Theta Times Ventures Bets Big on Japan’s Real Economy and “Unknown” Entrepreneurs

Japan’s venture capital scene is evolving—and Theta Times Ventures is at the forefront. Officially launching investment activities on 13 November 2025 with a targeted fund size of 10 billion yen, the new VC firm aims to back 40–50 startups with investments ranging from several tens of millions to 500 million yen. But unlike many of its peers, Theta Times isn’t fixated solely on flashy SaaS plays or Silicon Valley-style tech; it’s targeting Japan’s vast, often-overlooked real economy.

Led by a multigenerational trio—Takashi Kitao, Masahide Koike, and Tenjiro Nakagaki—Theta Times blends early-stage dynamism with deep operational and governance acumen. Their hands-on approach doesn’t just offer capital; it brings growth expertise, M&A savvy, and a playbook for governance that’s already helped scale major companies like Shift.

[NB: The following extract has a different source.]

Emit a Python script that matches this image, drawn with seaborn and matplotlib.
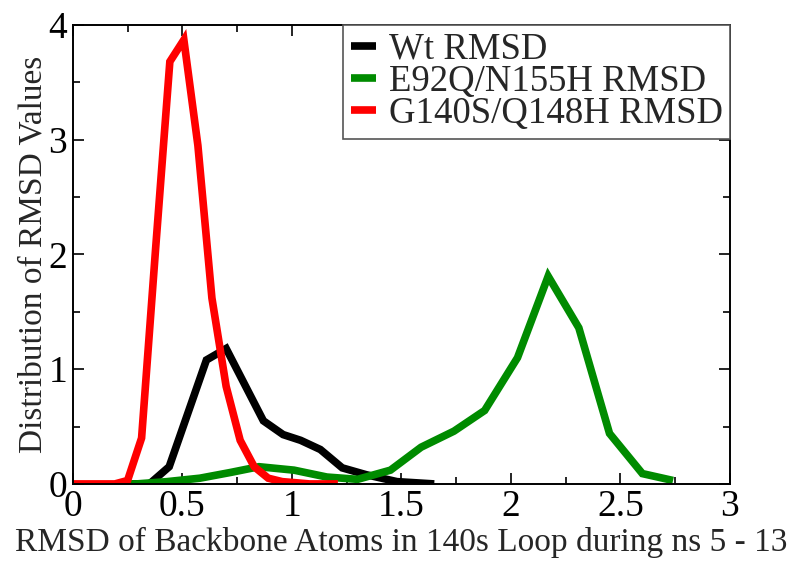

Their thesis is bold: Japan’s 700 trillion yen industrial base—spanning manufacturing, logistics, construction, and healthcare—offers more fertile ground for building “decacorns” than its 20 trillion yen IT and SaaS sector. The goal? Use AI, Web3, cybersecurity, ESG frameworks, and strategic M&A to unlock efficiency and fairer value distribution in deeply entrenched sectors.

Theta Times isn’t shy about backing underdog founders, either. “Unknown” entrepreneurs with latent potential are core to the firm’s strategy. With support from regional banks and boots-on-the-ground relationships outside Tokyo, they’re surfacing hidden gems where others don’t look.

Case in point: Univearth, a logistics network consolidating small trucking firms to flatten Japan’s multi-layered subcontracting model. It’s not just VC—it’s industrial transformation with purpose.

This approach contrasts sharply with newer players like Vertex Ventures Japan (backing deep tech and the creator economy) or Theta Capital’s crypto-heavy focus. Theta Times is betting on industrial rebirth, not just digital disruption—offering a compelling vision for Japan’s next growth era grounded in structural reform, regional revitalisation, and technological depth.